Another signficant impact has been on the Canadian Dollar. In the time since the beginning of the fall the dollar has lost significant ground - from 90 cents to currently approximately 84 cents. This cascade, obviously, has an impact on the buying power of Canadian consumers, the same group who are supposedly the benefactors of falling gas prices. Here it's important to look at a basket of goods to decide whether or not the consumer is better off. Accord to the Consumer Price Index the impact is nominal, though the most recent data isn't new enough. The falling Canadian Dollar impacts more than consumers. Relationships amongst provinces have been strained over the tar sands - notably with Ontario struggling with the hollowing out of its traditional manufacturing sector as oil prices have been high since 2009. You don't have to look far to see examples of industries packing up and leaving Ontario, though the falling dollar now may lead to a reinvestment in Ontario as a place for manufacturers to set up shop. At least in some measure, Alberta's loss is Ontario's gain. This will be particularly interesting with the federal election scheduled for the fall.
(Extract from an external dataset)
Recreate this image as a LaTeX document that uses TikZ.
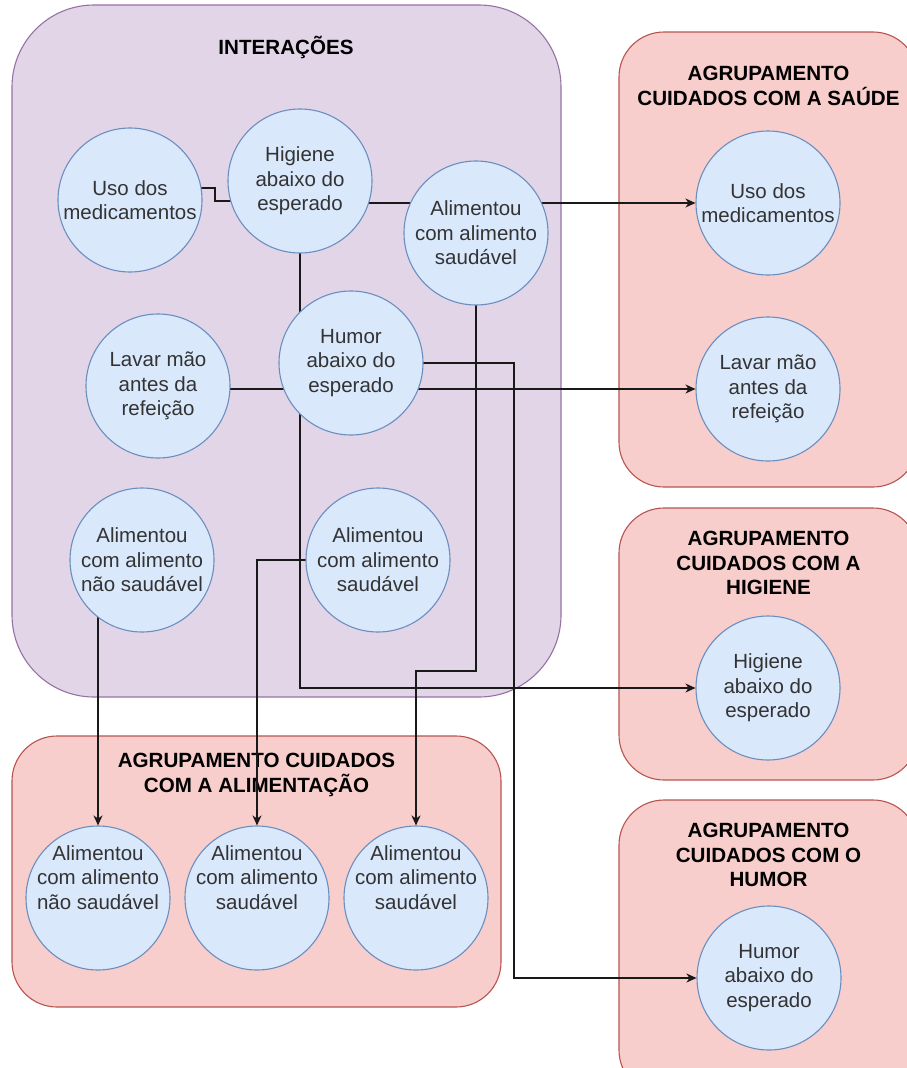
\documentclass[tikz,border=0pt]{standalone}
\usepackage{fontspec}
\setmainfont{Liberation Sans}
\usetikzlibrary{arrows.meta}
\pgfdeclarelayer{bg}
\pgfdeclarelayer{edges}
\pgfsetlayers{bg,edges,main}

\definecolor{circfill}{HTML}{DAE8FC}
\definecolor{circline}{HTML}{6C8EBF}
\definecolor{purfill}{HTML}{E1D5E7}
\definecolor{purline}{HTML}{9673A6}
\definecolor{redfill}{HTML}{F8CECC}
\definecolor{redline}{HTML}{B85450}
\definecolor{txt}{HTML}{333333}

% label of a circle whose text sits a little above its centre
\newcommand{\highlabel}[1]{\raisebox{13pt}[0pt][0pt]{\begin{tabular}{@{}c@{}}#1\end{tabular}}}

\tikzset{
  item/.style={circle, draw=circline, fill=circfill, line width=1.1pt,
    minimum size=144, inner sep=0pt, align=center, text=txt,
    font=\fontsize{20.5}{24.5}\selectfont},
  grpbox/.style={draw=redline, fill=redfill, line width=1.1pt, rounded corners=45},
  intbox/.style={draw=purline, fill=purfill, line width=1.1pt, rounded corners=82},
  grptitle/.style={align=center, text=black, inner sep=0pt,
    font=\fontsize{20.6}{24.5}\selectfont\bfseries},
  link/.style={draw=black!90, line width=1.3pt},
  linkarrow/.style={link, -{Stealth[length=10pt, width=9pt, inset=3pt]}}
}

\begin{document}
\begin{tikzpicture}[x=1pt, y=-1pt]
\useasboundingbox (0,0) rectangle (907,1068);
\clip (0,0) rectangle (907,1068);

% containers and their titles
\begin{pgfonlayer}{bg}
  \fill[white] (0,0) rectangle (907,1068);
  \draw[intbox] (12,5) rectangle (561,697);
  \draw[grpbox] (619,32) rectangle (918,487);
  \draw[grpbox] (619,508) rectangle (918,780);
  \draw[grpbox] (619,800) rectangle (918,1095);
  \draw[grpbox] (12,736) rectangle (501,1007);

  \node[grptitle] (tInt) at (286,47) {INTERAÇÕES};
  \node[grptitle] (tSau) at (768.5,86) {AGRUPAMENTO\\CUIDADOS COM A SAÚDE};
  \node[grptitle] (tHig) at (768.5,563) {AGRUPAMENTO\\CUIDADOS COM A\\HIGIENE};
  \node[grptitle] (tHum) at (768.5,855) {AGRUPAMENTO\\CUIDADOS COM O\\HUMOR};
  \node[grptitle] (tAli) at (256.5,775) {AGRUPAMENTO CUIDADOS\\COM A ALIMENTAÇÃO};
\end{pgfonlayer}

% interactions
\node[item] (iMed)  at (130,200) {Uso dos\\medicamentos};
\node[item] (iHig)  at (300,181) {Higiene\\abaixo do\\esperado};
\node[item] (iAliS) at (476,233) {Alimentou\\com alimento\\saudável};
\node[item] (iHum)  at (351,363) {Humor\\abaixo do\\esperado};
\node[item] (iLav)  at (158,386) {Lavar mão\\antes da\\refeição};
\node[item] (iAliN) at (142,560) {Alimentou\\com alimento\\não saudável};
\node[item] (iAliT) at (378,560) {Alimentou\\com alimento\\saudável};

% health group
\node[item] (sMed) at (768,203) {Uso dos\\medicamentos};
\node[item] (sLav) at (768,389) {Lavar mão\\antes da\\refeição};

% hygiene group
\node[item] (gHig) at (768,688) {Higiene\\abaixo do\\esperado};

% mood group
\node[item] (hHum) at (769,978) {Humor\\abaixo do\\esperado};

% food group
\node[item] (aN)  at (98,898)  {\highlabel{Alimentou\\com alimento\\não saudável}};
\node[item] (aS1) at (257,898) {\highlabel{Alimentou\\com alimento\\saudável}};
\node[item] (aS2) at (416,898) {\highlabel{Alimentou\\com alimento\\saudável}};

% bend points
\coordinate (b1) at (215,188);
\coordinate (b2) at (215,201);
\coordinate (b3) at (476,671);
\coordinate (b4) at (514,363);

\begin{pgfonlayer}{edges}
  \draw[link] (iMed.center |- b1) -- (b1) -- (b2) -- (iHig.center |- b2);
  \draw[linkarrow] (iHig.center |- sMed.center) -- (sMed.west);
  \draw[linkarrow] (iHig.center) -- (iHig.center |- gHig.center) -- (gHig.west);
  \draw[linkarrow] (iAliS.center) -- (b3) -| (aS2.north);
  \draw[linkarrow] (iHum.center) -- (b4) |- (hHum.west);
  \draw[linkarrow] (iLav.center |- sLav.center) -- (sLav.west);
  \draw[linkarrow] (iAliT.center) -| (aS1.north);
  \draw[linkarrow] (iAliN.center -| aN.north) -- (aN.north);
\end{pgfonlayer}
\end{tikzpicture}
\end{document}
The final element to consider is that driving is a heavily subsidised activity. That is to say that we don't pay the real price to drive. The falling price of gas doesn't change the huge costs of road design, construction, and maintenance. It does, however, reduce the amount that the federal government and provinces receive in excise taxes and sales taxes, much of which are earmarked for infrastructure spending or the provision of other social services. Surely we are going to need to find that money somewhere else or otherwise initiate further cuts. With the election forthcoming there will be some discussion of this, especially if oil prices continue to languish.

The larger picture of commidity prices is important and something that I feel is not accurately represented in the media or in public discourse. As 2015 goes on I hope that the conversation will move to examining some of the elements I`ve pointed out as well as others. Happy new year.